TTFB σ (std dev): Spread of TTFB across this model's calls. Low = predictable; high = jittery.
Fire rate: % of calls whose TTFB breached a per-category threshold (trivial 2s … large-context 6s). Borrowed from months of empirical Bedrock sampling: a single number capturing both latency and reliability — a model can have a decent average but a nasty tail, and fire rate catches that where the mean hides it. Lower is better.
Correct: Auto-graded answer correctness on the deterministic prompts — the factual question (Canberra), the exact-format planet list, strict-JSON output, the value planted in the large-context document, and the two maths problems. Graded by exact string/JSON checks, no LLM judge. Creative/summarisation prompts have no deterministic answer and aren't counted. This turns "fastest" into "fastest while actually right". Higher is better.
Cost/call: Mean $ per call: exact input/output token counts × per-1M-token rates. Rates come from the live AWS Price List API (fetched per region and routing scope — global/geo/ in-region rows are priced separately, and global endpoints are often cheaper) with published Anthropic pricing as the fallback for models not yet in the Price List. Refresh rates with python pricing.py --refresh. Lower is better.
Total avg (s): Average full wall-clock per call. Depends on output length, so compare within a category. This is the metric the use-case rankings use (except chat).
Throughput — output tokens / second: Sustained generation speed during streaming. Good >150, sluggish <60. What makes a long answer finish fast.
Inter-token latency (ms): Mean gap between output tokens — inverse of throughput. Low & steady = smooth.
Buffered (count): Calls where the server didn't truly stream — it withheld then dumped the reply in ≤2 chunks (or at an impossible >1000 tok/s). For those, throughput and inter-token latency are not measurable and are excluded from averages. A high count means "streaming metrics N/A for this model" — its TTFB and total time are still valid. Neither good nor bad for quality.
OK (n): Successful calls / attempted — the sample size behind every average in that row. With --repeat N each combo runs N times and all are counted.
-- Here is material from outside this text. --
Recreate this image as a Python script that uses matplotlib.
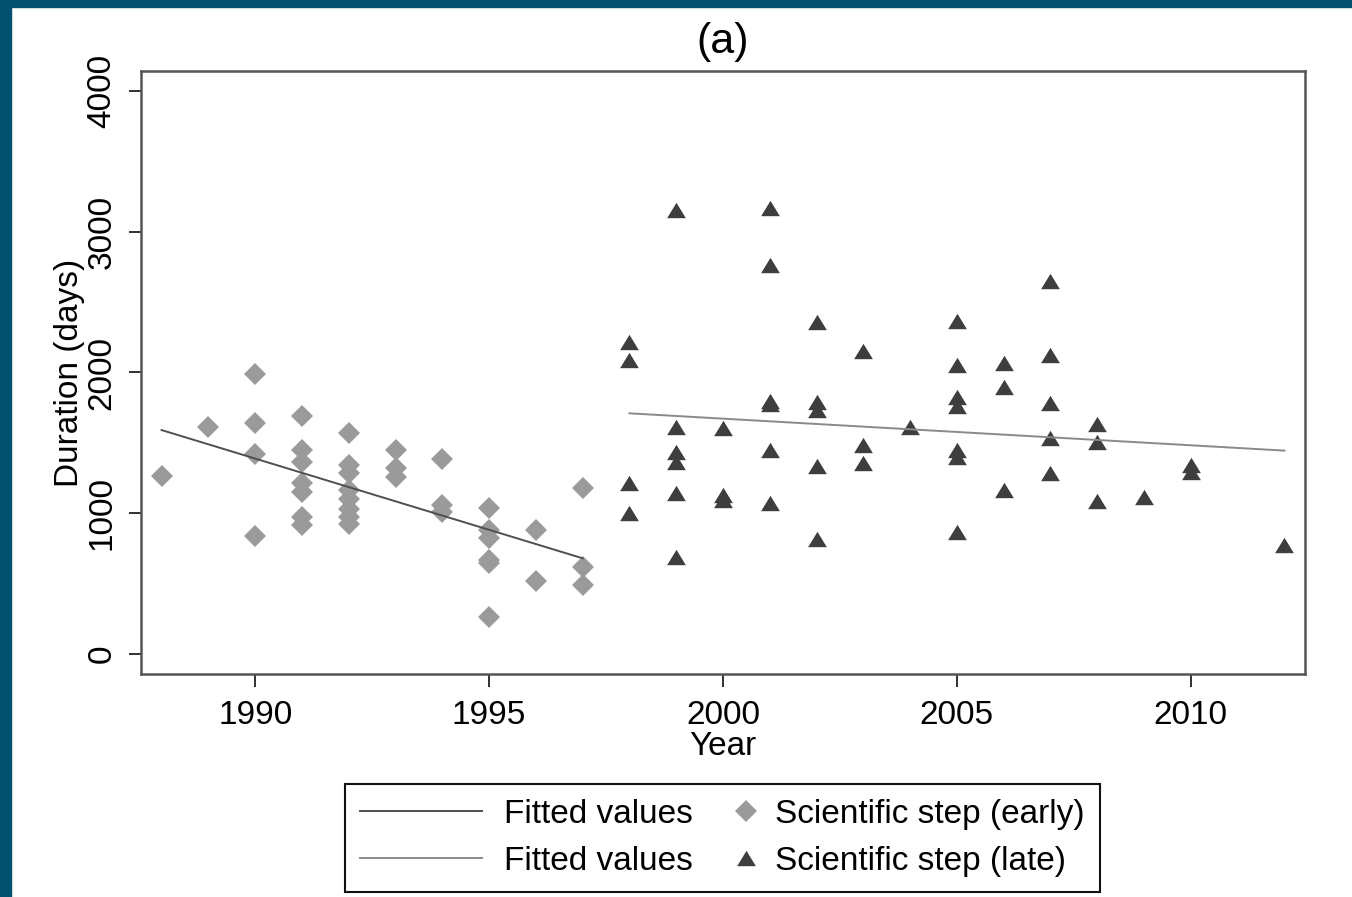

How the tests were run — methodology

Method

Every enabled model is attempted in every enabled region (a model×region cross-product) against the full prompt suite. Each prompt has a max_tokens cap so short tasks stay cheap and long tasks aren't truncated. Averages are over all matching calls; with --repeat N each combo is measured N times and every result is recorded (not best-of), so the sample counts shown are real.
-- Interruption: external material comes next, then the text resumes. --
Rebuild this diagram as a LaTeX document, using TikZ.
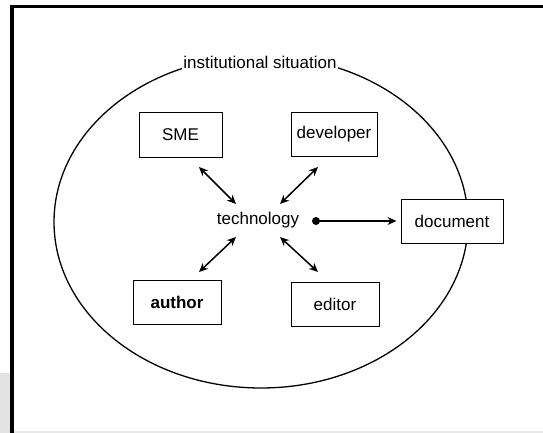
\documentclass[tikz,border=0pt]{standalone}
\usepackage{fontspec}
\setmainfont{Liberation Sans}
\usetikzlibrary{arrows.meta}
\begin{document}
\begin{tikzpicture}[x=1pt,y=-1pt,
  lbl/.style={font=\fontsize{17}{20}\selectfont},
  boxnode/.style={lbl,draw=black,line width=1pt,fill=white,minimum height=44pt,inner sep=0pt},
  dbl/.style={{Stealth[length=9pt,width=8pt]}-{Stealth[length=9pt,width=8pt]},line width=1.5pt},
  sgl/.style={-{Stealth[length=9pt,width=8pt]},line width=1.4pt}]
\useasboundingbox (0,0) rectangle (543,433);
% page background pieces
\fill[gray!22] (0,373) rectangle (10,433);
\fill[gray!18] (12,431) rectangle (543,433);
\draw[line width=3.5pt] (11.8,433) -- (11.8,6.6) -- (543,6.6);
% situation ellipse
\draw[line width=1.3pt] (261,222) ellipse [x radius=207, y radius=166];
\node[lbl,fill=white,inner xsep=1pt,inner ysep=4pt] (inst) at (260,62) {institutional situation};
% boxes
\node[boxnode,minimum width=83pt] (sme) at (180.5,135) {SME};
\node[boxnode,minimum width=86pt] (dev) at (334,134.5) {developer};
\node[boxnode,minimum width=88pt,font=\fontsize{17}{20}\selectfont\bfseries] (author) at (177,302.5) {author};
\node[boxnode,minimum width=88pt] (editor) at (335,304) {editor};
\node[boxnode,minimum width=102pt] (doc) at (452,221) {document};
% technology
\node[lbl,inner sep=0pt] (tech) at (258,220) {technology};
\node[circle,fill=black,inner sep=0pt,minimum size=8pt] (dot) at (316,221) {};
% arrow end points
\coordinate (smeA) at (199,167);
\coordinate (smeB) at (236,204);
\coordinate (devA) at (318,167);
\coordinate (devB) at (280,204);
\coordinate (autA) at (236,237);
\coordinate (autB) at (199,272);
\coordinate (edA) at (280,237);
\coordinate (edB) at (318,272);
\draw[dbl] (smeA) -- (smeB);
\draw[dbl] (devA) -- (devB);
\draw[dbl] (autA) -- (autB);
\draw[dbl] (edA) -- (edB);
\draw[sgl,shorten >=4pt] (dot.center) -- (doc.west);
\end{tikzpicture}
\end{document}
Streaming. Every call is streamed, so TTFB is genuine first-token time.
Region ids. global. models use one id valid in all regions (the clean geo comparison); geo models use the regional inference profile (us./eu./au./jp./apac.); direct models use the on-demand id (only some regions — gaps elsewhere are expected and shown).
Three paths. bedrock = Converse API; mantle = gpt-oss via OpenAI chat-completions; mantle_responses = gpt-5.x via the Responses API on the bedrock-mantle host.
Concurrency. Threaded; token counts come from each provider's usage event. Fast-fail timeouts mean a model absent in a region is recorded as a gap, not a hang.
AWS profile: —. Every run is stored in SQLite, so the trend chart and history accumulate automatically.

Caveat: a single run is a snapshot — latencies vary with time of day, load and cold starts. Use --repeat and compare runs over time for stable figures.